Some sources emphasize pinching of lower suckers because they usually are shaded by higher leaves and usually produce little fruit. Another reason is that leaves closer to the ground are at higher risk of diseases that are endemic in local soils that can splash onto lower stems during rain or watering if plants aren’t well mulched.

How many suckers should you pinch from each plant? Intensive growing systems, such as Mel Bartholomew’s “Square Foot Gardening,” recommend that you remove all suckers. For general gardening situations, the consensus seems to be to let one or two suckers grow, so each becomes a leader with leaves, flowers, and fruit of its own.
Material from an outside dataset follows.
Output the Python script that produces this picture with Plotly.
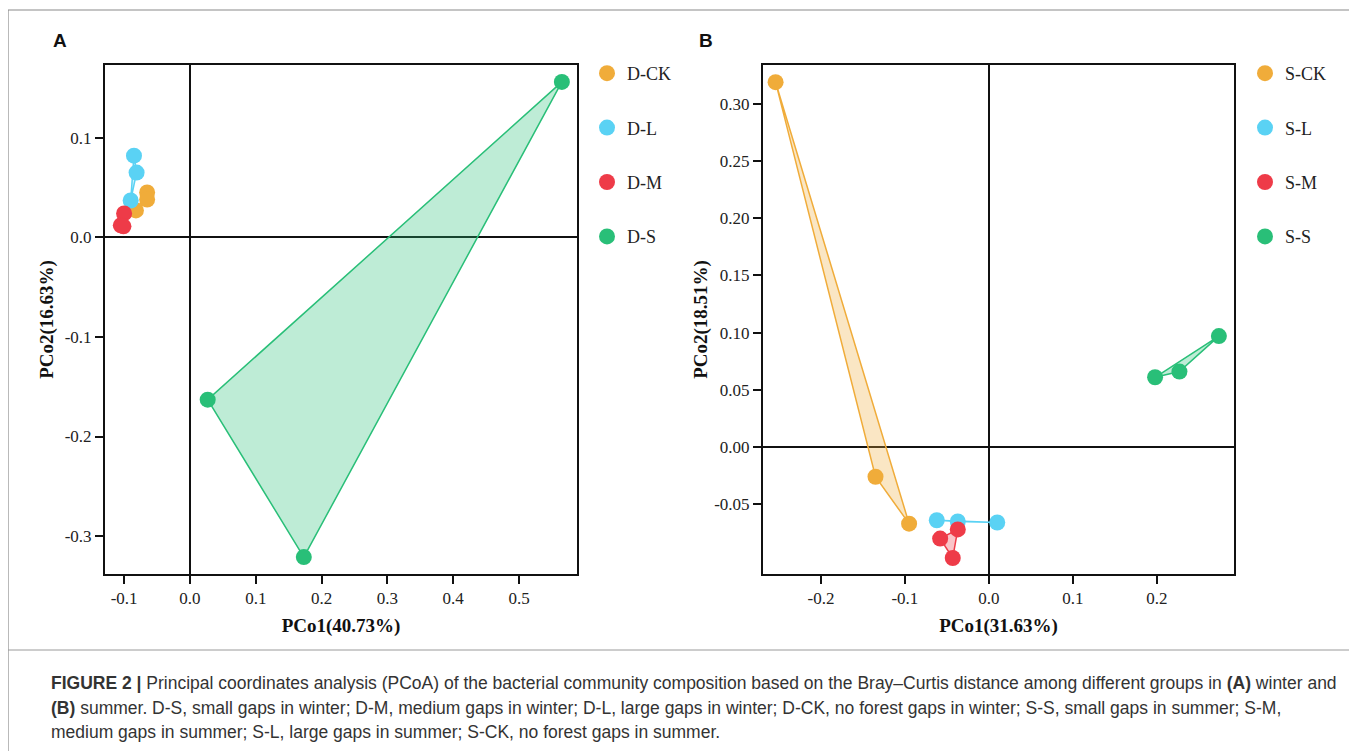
import plotly.graph_objects as go

# The page body has an 8px margin; the figure is sized and positioned to compensate.
OFF = 8
W, H = 1357 - OFF, 751 - OFF

# ---------------- data ----------------
groups_a = ["D-CK", "D-L", "D-M", "D-S"]
dck_x = [-0.065, -0.065, -0.082]; dck_y = [0.045, 0.038, 0.027]
dl_x = [-0.085, -0.081, -0.090]; dl_y = [0.082, 0.065, 0.037]
dm_x = [-0.100, -0.105, -0.101]; dm_y = [0.024, 0.012, 0.011]
ds_x = [0.565, 0.027, 0.173]; ds_y = [0.156, -0.163, -0.321]

groups_b = ["S-CK", "S-L", "S-M", "S-S"]
sck_x = [-0.254, -0.135, -0.095]; sck_y = [0.319, -0.026, -0.067]
sl_x = [-0.062, -0.037, 0.010]; sl_y = [-0.064, -0.065, -0.066]
sm_x = [-0.058, -0.037, -0.043]; sm_y = [-0.080, -0.072, -0.097]
ss_x = [0.198, 0.227, 0.274]; ss_y = [0.061, 0.066, 0.097]

xa_ticks = [-0.1, 0.0, 0.1, 0.2, 0.3, 0.4, 0.5]
xa_text = ["-0.1", "0.0", "0.1", "0.2", "0.3", "0.4", "0.5"]
ya_ticks = [-0.3, -0.2, -0.1, 0.0, 0.1]
ya_text = ["-0.3", "-0.2", "-0.1", "0.0", "0.1"]
xb_ticks = [-0.2, -0.1, 0.0, 0.1, 0.2]
xb_text = ["-0.2", "-0.1", "0.0", "0.1", "0.2"]
yb_ticks = [-0.05, 0.0, 0.05, 0.10, 0.15, 0.20, 0.25, 0.30]
yb_text = ["-0.05", "0.00", "0.05", "0.10", "0.15", "0.20", "0.25", "0.30"]

xa_title = "PCo1(40.73%)"; ya_title = "PCo2(16.63%)"
xb_title = "PCo1(31.63%)"; yb_title = "PCo2(18.51%)"

colors = ["#F0AC3A", "#5AD2F4", "#EE3B48", "#29BF78"]
fills = ["rgba(240,172,58,0.30)", "rgba(90,210,244,0.30)",
         "rgba(238,59,72,0.30)", "rgba(41,191,120,0.30)"]

SERIF = "Liberation Serif"
SANS = "Liberation Sans"

fig = go.Figure()

def add_hull(xs, ys, i, xref, yref):
    fig.add_trace(go.Scatter(
        x=xs + xs[:1], y=ys + ys[:1], mode="lines", fill="toself",
        fillcolor=fills[i], line=dict(color=colors[i], width=1.5),
        xaxis=xref, yaxis=yref, showlegend=False, hoverinfo="skip"))

panel_a = [(dck_x, dck_y), (dl_x, dl_y), (dm_x, dm_y), (ds_x, ds_y)]
panel_b = [(sck_x, sck_y), (sl_x, sl_y), (sm_x, sm_y), (ss_x, ss_y)]

for i, (xs, ys) in enumerate(panel_a):
    add_hull(xs, ys, i, "x", "y")
for i, (xs, ys) in enumerate(panel_b):
    add_hull(xs, ys, i, "x2", "y2")

for i, (xs, ys) in enumerate(panel_a):
    fig.add_trace(go.Scatter(x=xs, y=ys, mode="markers", name=groups_a[i],
                             marker=dict(color=colors[i], size=16),
                             xaxis="x", yaxis="y", legend="legend",
                             legendgroup=groups_a[i]))
for i, (xs, ys) in enumerate(panel_b):
    fig.add_trace(go.Scatter(x=xs, y=ys, mode="markers", name=groups_b[i],
                             marker=dict(color=colors[i], size=16),
                             xaxis="x2", yaxis="y2", legend="legend2",
                             legendgroup=groups_b[i]))

def px(x):
    return (x - OFF) / W

def py(y):
    return 1 - (y - OFF) / H

tickfont = dict(family=SERIF, size=17, color="#222")
titlefont = dict(family=SERIF, size=19, color="#111", weight="bold")

axis_common = dict(showline=True, linecolor="#111", linewidth=2, mirror=True,
                   ticks="outside", ticklen=8, tickwidth=1.5, tickcolor="#111",
                   showgrid=False, zeroline=True, zerolinecolor="#111",
                   zerolinewidth=1.5, tickfont=tickfont)

fig.update_layout(
    width=W, height=H, margin=dict(l=0, r=0, t=0, b=0),
    paper_bgcolor="white", plot_bgcolor="white",
    xaxis=dict(domain=[px(105), px(577)], range=[-0.129, 0.588],
               tickvals=xa_ticks, ticktext=xa_text,
               title=dict(text=xa_title, font=titlefont, standoff=11),
               anchor="y", **axis_common),
    yaxis=dict(domain=[py(574), py(65)], range=[-0.338, 0.173],
               tickvals=ya_ticks, ticktext=ya_text,
               title=dict(text=ya_title, font=titlefont, standoff=6),
               anchor="x", **axis_common),
    xaxis2=dict(domain=[px(763), px(1234)], range=[-0.269, 0.292],
                tickvals=xb_ticks, ticktext=xb_text,
                title=dict(text=xb_title, font=titlefont, standoff=11),
                anchor="y2", **axis_common),
    yaxis2=dict(domain=[py(574), py(65)], range=[-0.111, 0.334],
                tickvals=yb_ticks, ticktext=yb_text,
                title=dict(text=yb_title, font=titlefont, standoff=2),
                anchor="x2", **axis_common),
    legend=dict(x=px(587), y=py(55), xanchor="left", yanchor="top",
                font=dict(family=SERIF, size=18, color="#222"),
                traceorder="grouped", tracegroupgap=28,
                bgcolor="rgba(0,0,0,0)"),
    legend2=dict(x=px(1245), y=py(55), xanchor="left", yanchor="top",
                 font=dict(family=SERIF, size=18, color="#222"),
                 traceorder="grouped", tracegroupgap=28,
                 bgcolor="rgba(0,0,0,0)"),
)

# panel labels
fig.add_annotation(x=px(60), y=py(41), xref="paper", yref="paper", text="<b>A</b>",
                   showarrow=False, xanchor="center", yanchor="middle",
                   font=dict(family=SANS, size=19, color="#111"))
fig.add_annotation(x=px(706), y=py(41), xref="paper", yref="paper", text="<b>B</b>",
                   showarrow=False, xanchor="center", yanchor="middle",
                   font=dict(family=SANS, size=19, color="#111"))

# figure frame and caption separator
fig.add_shape(type="rect", xref="paper", yref="paper",
              x0=px(8), x1=px(1351), y0=py(770), y1=py(10),
              line=dict(color="#8a8a8a", width=1.2))
fig.add_shape(type="line", xref="paper", yref="paper",
              x0=px(8), x1=px(1351), y0=py(650), y1=py(650),
              line=dict(color="#9a9a9a", width=1))

caption_lines = [
    "<b>FIGURE 2 |</b> Principal coordinates analysis (PCoA) of the bacterial community composition based on the Bray\u2013Curtis distance among different groups in <b>(A)</b> winter and",
    "<b>(B)</b> summer. D-S, small gaps in winter; D-M, medium gaps in winter; D-L, large gaps in winter; D-CK, no forest gaps in winter; S-S, small gaps in summer; S-M,",
    "medium gaps in summer; S-L, large gaps in summer; S-CK, no forest gaps in summer.",
]
for k, line in enumerate(caption_lines):
    fig.add_annotation(x=px(49), y=py(683 + 24.5 * k), xref="paper", yref="paper",
                       text=line, showarrow=False, xanchor="left", yanchor="middle",
                       font=dict(family=SANS, size=17.5, color="#333"))

fig.write_html("out.html")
This year I’ve vowed once again to pinch suckers weekly. I started Friday, perhaps two weeks behind schedule. Some of the suckers already were a foot long, and when I pinched them, sometimes they pulled small strips of tissue from the main stems. That’s a good reason and also a reminder to pinch suckers when they are young and tender.

Photo 1 shows a sucker growing in the axil where tomato stem and leaf join. Photo 2 shows one of my Brandywine Red plants before I pinched suckers. Photo 3 shows the same Brandywine Red after I removed all the extra growth. The difference is remarkable—sort of like when I get a haircut after four or five weeks.

Since I was doing “catch-up pinching,” it took nearly an hour and I carried an armload of pinched suckers from my Tomato Patch. But if I pinch regularly, future maintenance will be both quick and minimal.

Should you pinch your suckers? I like the way John Page puts it in the little booklet “Grow the Best Tomatoes” (Storey Publishing): “Prune them if you are a sucker-pruner. Pinch them if you are a sucker-pincher. Let them go and things will get pretty dense and green, often requiring some topping.”

Here are two short videos that will show you how to pinch suckers. To watch Jon Traunfeld of the University of Maryland Extension in “Pruning Tomato Suckers” (3:17 minutes), CLICK HERE.  To watch Johnny’s Selected Seed video, “How to Prune Tomatoes (2:52 minutes), CLICK HERE.

6 Comments on “Tomato Patch: Pinch that Sucker?

  1. As a side note, if your worried about diease spread, just sterilize your pruners or pinchers. This can be done with a bleach solution or in the case of pruners, fire from a propane torch.


  2. Great article Bob. And if you do use that bleach solution to sterilize your equipment, ensure the bleach solution is removed completely. Bleach solutions are caustic to metal over time


  3. I'm embarrassed to admit that I've never used a bleach solution or a propane torch to sterilize my pruners, scissors, or — fingers. Bad Bob.


  4. Good article, I let the suckers grow and determine if it is truly a leaf sucker of a flowering stem. I only pinch the leaf sucker. I also keep a Q=tip handy and brush the flowers to insure pollenation.


  5. Two good moves, Bud. Many gardeners just gently tap the flowering stalk to assist in the pollination process. But a Q-tip should work as well.